Before Coffee: Dear Parents
August 16, 2016 § Leave a comment
I wasn’t going to write one of these today, because I’m sleep deprived and adorable baby animals are talking their shit. (No, I didn’t just have a stroke; that sentence will make sense if you click the link, I promise.)
But then I saw this on Facebook, and it plucked the catgut strung over the thumpy thing in my chest:
I’ve been thinking a lot about my parents, lately. Looking backward through the progressive lenses of adulthood made me realize how hard they worked when I was growing up.
We didn’t have a lot of money, and our house showed it. The slate blue kitchen cabinets were rubbed pale around the handles, and the linoleum sheet floor was cracked, peeling, and stained with years of spills. Paint literally peeled off the exterior. Goddamn mushrooms grew out of the wall of my bedroom at one point, due to water damage from a leaky roof. I could give you a phonebook-thick list of other similar details, but suffice to say, our house was a shitshack, and we didn’t have the money to un-shit it.
Both my parents worked, and worked hard. At that time, they owned a small chain of drycleaners, each one located at the absolute farthest geographical point from all the others. One anchor store that did all the cleaning and pressing, two more that only had steam presses for touch-ups, and one pickup location.
Dad did the drycleaning, maintenance, and all the driving between the stores. He had a blue Chevy van in which he’d installed bars to hang all the cleaned and bagged clothes from. He dealt with, breathed, and smelled of perchlorethylene almost every day. Sunday was his only day off.
He also maintained the cars and the lawn mowers and the plumbing and the furnace and anything and everything else that could (and did) break down.

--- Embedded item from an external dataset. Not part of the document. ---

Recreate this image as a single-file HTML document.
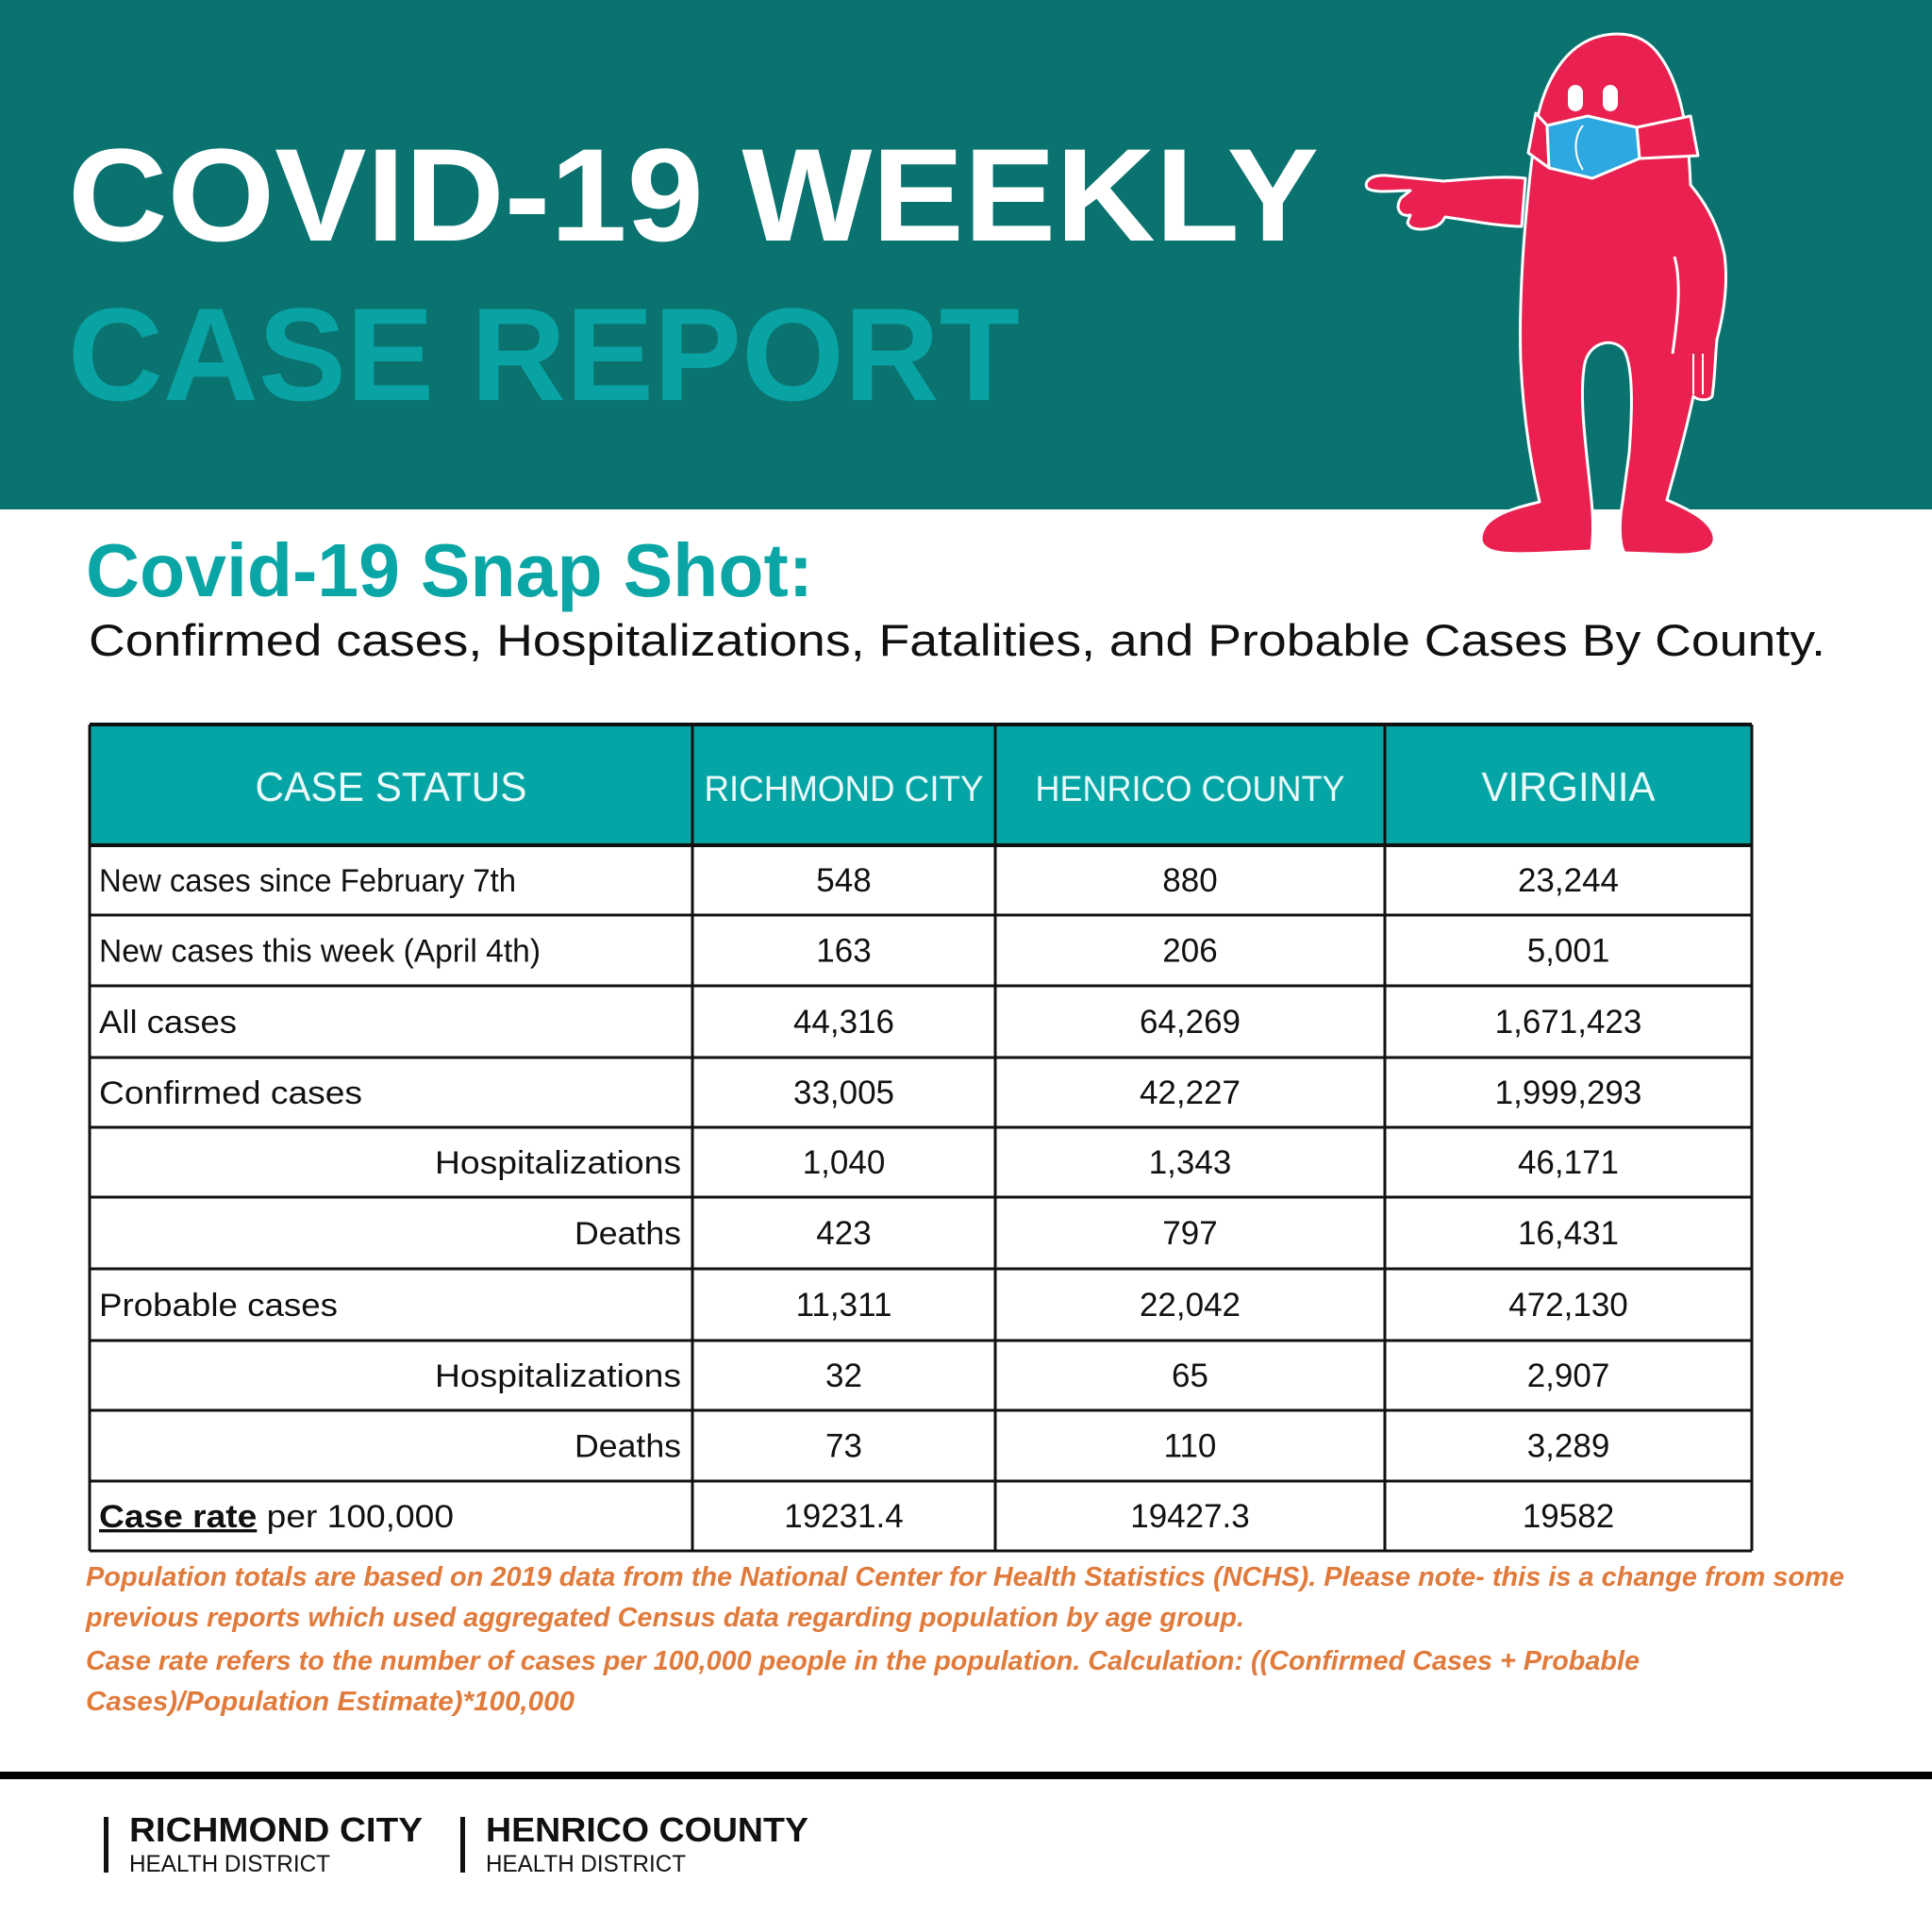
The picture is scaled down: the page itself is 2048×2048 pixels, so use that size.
<!DOCTYPE html>
<html><head><meta charset="utf-8"><style>
html,body{margin:0;padding:0;background:#fff}
svg{display:block}
text{font-family:"Liberation Sans",sans-serif}
</style></head><body>
<svg id="root" width="2048" height="2048" viewBox="0 0 2048 2048" xmlns="http://www.w3.org/2000/svg">
<rect x="0" y="0" width="2048" height="540" fill="#0a7370"/>
<text x="72" y="255" font-size="140" font-weight="bold" fill="#fff" textLength="1326" lengthAdjust="spacingAndGlyphs">COVID-19 WEEKLY</text>
<text x="72" y="424" font-size="140" font-weight="bold" fill="#0aa3a3" textLength="1009" lengthAdjust="spacingAndGlyphs">CASE REPORT</text>

<g stroke="#fff" stroke-width="3" stroke-linejoin="round">
<path d="M1617,189 C1590,186 1560,190 1530,192 L1470,186 C1450,185 1445,195 1450,200 C1458,205 1480,202 1495,202 L1485,210 C1478,222 1485,230 1495,228 L1492,236 C1495,245 1510,244 1522,240 C1530,236 1530,232 1532,230 C1560,234 1590,240 1613,240 Z" fill="#e92050"/>
<path d="M1715,36 C1660,36 1630,90 1625,160 C1615,240 1610,320 1612,383 C1615,450 1625,500 1632,532 C1600,540 1570,548 1570,572 C1572,588 1600,588 1640,586 L1687,584 C1690,560 1688,540 1687,530 C1682,480 1673,420 1680,385 C1686,360 1713,358 1722,372 C1732,392 1730,440 1727,480 L1720,532 C1715,560 1718,580 1722,586 L1780,588 C1815,588 1820,576 1816,565 C1810,550 1790,540 1767,530 C1775,500 1787,460 1795,420 C1800,425 1812,425 1815,420 C1818,400 1818,380 1820,360 C1828,330 1832,300 1828,270 C1822,240 1808,215 1792,196 C1790,140 1782,90 1760,60 C1750,45 1735,36 1715,36 Z" fill="#e92050"/>
<path d="M1775,272 C1783,300 1778,340 1773,375" fill="none"/>
<path d="M1795,375 L1795,418 M1805,375 L1805,418" fill="none" stroke-width="2"/>
<rect x="1662" y="90" width="16" height="28" rx="8" fill="#fff" stroke="none"/>
<rect x="1699" y="90" width="16" height="28" rx="8" fill="#fff" stroke="none"/>
<path d="M1735,135 L1792,123 L1800,165 L1738,168 Z" fill="#e92050"/>
<path d="M1640,133 L1628,120 L1620,162 L1642,178 Z" fill="#e92050"/>
<path d="M1640,133 L1683,123 L1735,135 L1738,168 L1688,189 L1642,178 Z" fill="#2ea8e0"/>
<path d="M1678,133 C1668,145 1668,165 1678,180" fill="none" stroke-width="2"/>
</g>

<text x="91" y="632" font-size="80" font-weight="bold" fill="#0aa5a5" textLength="771" lengthAdjust="spacingAndGlyphs">Covid-19 Snap Shot:</text>
<text x="94" y="695" font-size="47" fill="#111" textLength="1841" lengthAdjust="spacingAndGlyphs">Confirmed cases, Hospitalizations, Fatalities, and Probable Cases By County.</text>

<g id="table"></g>

<g fill="#e07b3c" font-style="italic" font-weight="bold" font-size="29">
<text x="91" y="1681" textLength="1864" lengthAdjust="spacingAndGlyphs">Population totals are based on 2019 data from the National Center for Health Statistics (NCHS). Please note- this is a change from some</text>
<text x="91" y="1724" textLength="1228" lengthAdjust="spacingAndGlyphs">previous reports which used aggregated Census data regarding population by age group.</text>
<text x="91" y="1770" textLength="1647" lengthAdjust="spacingAndGlyphs">Case rate refers to the number of cases per 100,000 people in the population. Calculation: ((Confirmed Cases + Probable</text>
<text x="91" y="1813" textLength="518" lengthAdjust="spacingAndGlyphs">Cases)/Population Estimate)*100,000</text>
</g>

<rect x="0" y="1878" width="2048" height="8" fill="#000"/>
<g>
<rect x="110" y="1926" width="5" height="59" fill="#111"/>
<text x="137" y="1952" font-size="36" font-weight="bold" fill="#111" textLength="311" lengthAdjust="spacingAndGlyphs">RICHMOND CITY</text>
<text x="137" y="1984" font-size="25" fill="#111" textLength="213" lengthAdjust="spacingAndGlyphs">HEALTH DISTRICT</text>
<rect x="488" y="1926" width="5" height="59" fill="#111"/>
<text x="515" y="1952" font-size="36" font-weight="bold" fill="#111" textLength="342" lengthAdjust="spacingAndGlyphs">HENRICO COUNTY</text>
<text x="515" y="1984" font-size="25" fill="#111" textLength="212" lengthAdjust="spacingAndGlyphs">HEALTH DISTRICT</text>
</g>
</svg>
<script>
const headers = ["CASE STATUS","RICHMOND CITY","HENRICO COUNTY","VIRGINIA"];
const rowLabels = ["New cases since February 7th","New cases this week (April 4th)","All cases","Confirmed cases","Hospitalizations","Deaths","Probable cases","Hospitalizations","Deaths","Case rate per 100,000"];
const richmond = ["548","163","44,316","33,005","1,040","423","11,311","32","73","19231.4"];
const henrico = ["880","206","64,269","42,227","1,343","797","22,042","65","110","19427.3"];
const virginia = ["23,244","5,001","1,671,423","1,999,293","46,171","16,431","472,130","2,907","3,289","19582"];
const indented = [false,false,false,false,true,true,false,true,true,false];

const NS = "http://www.w3.org/2000/svg";
const g = document.getElementById('table');
const colX = [95,734,1055,1468,1857];
const rowY = [768,896,970,1045,1121,1195,1269,1345,1421,1495,1570,1644];
const hdrW = [288,296,328,184];
const labW = [442,468,146,279,261,113,253,261,113,376];
function mk(tag, attrs){const e=document.createElementNS(NS,tag);for(const k in attrs)e.setAttribute(k,attrs[k]);g.appendChild(e);return e;}
const hb = mk('rect',{x:colX[0],y:rowY[0],width:colX[4]-colX[0],height:rowY[1]-rowY[0],fill:'#05a5a6'});


headers.forEach((h,i)=>{
  const cx=(colX[i]+colX[i+1])/2;
  const t=mk('text',{x:cx,y:849,'text-anchor':'middle','font-size':i===0||i===3?44:38,fill:'#eafafa',textLength:hdrW[i],lengthAdjust:'spacingAndGlyphs'});
  t.textContent=h;
  
  
});
const cols=[richmond,henrico,virginia];
rowLabels.forEach((lab,r)=>{
  const y=(rowY[r+1]+rowY[r+2])/2+12;
  let t;
  if(indented[r]){
    t=mk('text',{x:722,y:y,'text-anchor':'end','font-size':34,fill:'#111',textLength:labW[r],lengthAdjust:'spacingAndGlyphs'});
    t.textContent=lab;
  } else if(r===9){
    t=mk('text',{x:105,y:y,'font-size':34,fill:'#111',textLength:labW[r],lengthAdjust:'spacingAndGlyphs'});
    const s=document.createElementNS(NS,'tspan');s.setAttribute('font-weight','bold');s.setAttribute('text-decoration','underline');s.textContent='Case rate';
    t.appendChild(s);t.appendChild(document.createTextNode(' per 100,000'));
  } else {
    t=mk('text',{x:105,y:y,'font-size':34,fill:'#111',textLength:labW[r],lengthAdjust:'spacingAndGlyphs'});
    t.textContent=lab;
  }
  
  
  cols.forEach((c,ci)=>{
    const v=mk('text',{x:(colX[ci+1]+colX[ci+2])/2,y:y,'text-anchor':'middle','font-size':35,fill:'#111'});
    v.textContent=c[r];
    
    
  });
});
rowY.forEach((y,i)=>{
  const l=mk('line',{x1:colX[0],x2:colX[4],y1:y,y2:y,stroke:'#111','stroke-width':i===0||i===1?4:3});
  
  
});
colX.forEach(x=>{
  const l=mk('line',{x1:x,x2:x,y1:rowY[0],y2:rowY[rowY.length-1],stroke:'#111','stroke-width':3});
  
  
});
</script>
</body></html>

Mom and a few other employees did all the pressing at the drycleaner, working in subtropical heat and humidity year ’round, despite being nearly 3,000 miles north of the equator. In the winter, it was almost bearable; in the summer, it was Hell.
Mom also did all the cooking, laundry, most of the cleaning, got us kids up for school in the morning, took us to doctor and dentist appointments, shopped for groceries (generic brands, to save every penny) and a mile long list of other chores and tasks.
(And before you start thinking we five kids did nothing, we all had our list of chores.)
And Mom did the shopping for birthdays and Christmas. I think that’s what boggles my mind the most. We never had money to spare, yet we always had gifts under the tree and by the birthday cake. (The cake was always homemade, and every one of them was better than any store-bought cake I’ve tasted since.)
How did they do that? How did they buy five kids a mountain of gifts every year? Star Wars toys, Shogun Warriors, System 7s, GI Joes (the old-school, Barbie-sized version) and all the accoutrements, Hot Wheels. Every holiday was a joy.
And at Christmas, Mom would cook dinner for the aunts, uncles, cousins, grandparents, and a rotating cast of boyfriends and girlfriends of all of the above. Easily 30+ people. Every year.
As a kid, you don’t think about all the work and time and energy and money needed to do all of the things adults do on a daily basis. At least, I didn’t. It wasn’t until I became a homeowner that I started to fully realize everything my parents did, and how much everything costs, and how little time there is for anything. Now what they did seems like a goddamn miracle.
In all honesty, I don’t know how they did it. I know they carried mountains of debt, so I get the financial end of it. But where did energy come from for doing all that they did every. Single. Day? Where did they find the time?
I have no clue, and I doubt I ever will, but I get it now. I understand the Sisyphean tasks that come with adulthood—even though I don’t do a quarter of what my parents did. I remember and appreciate all they did not only to put food on the table and keep a roof over our heads, but also to give us the little extra joys that make an existence into a life. And I’m exceedingly grateful.
And parents, unless you’ve raised complete and utter ingrates—and that’s on you—your children will see it someday, too.
My sixteenth birthday (if I counted the candles on the cake right), complete with homemade cake.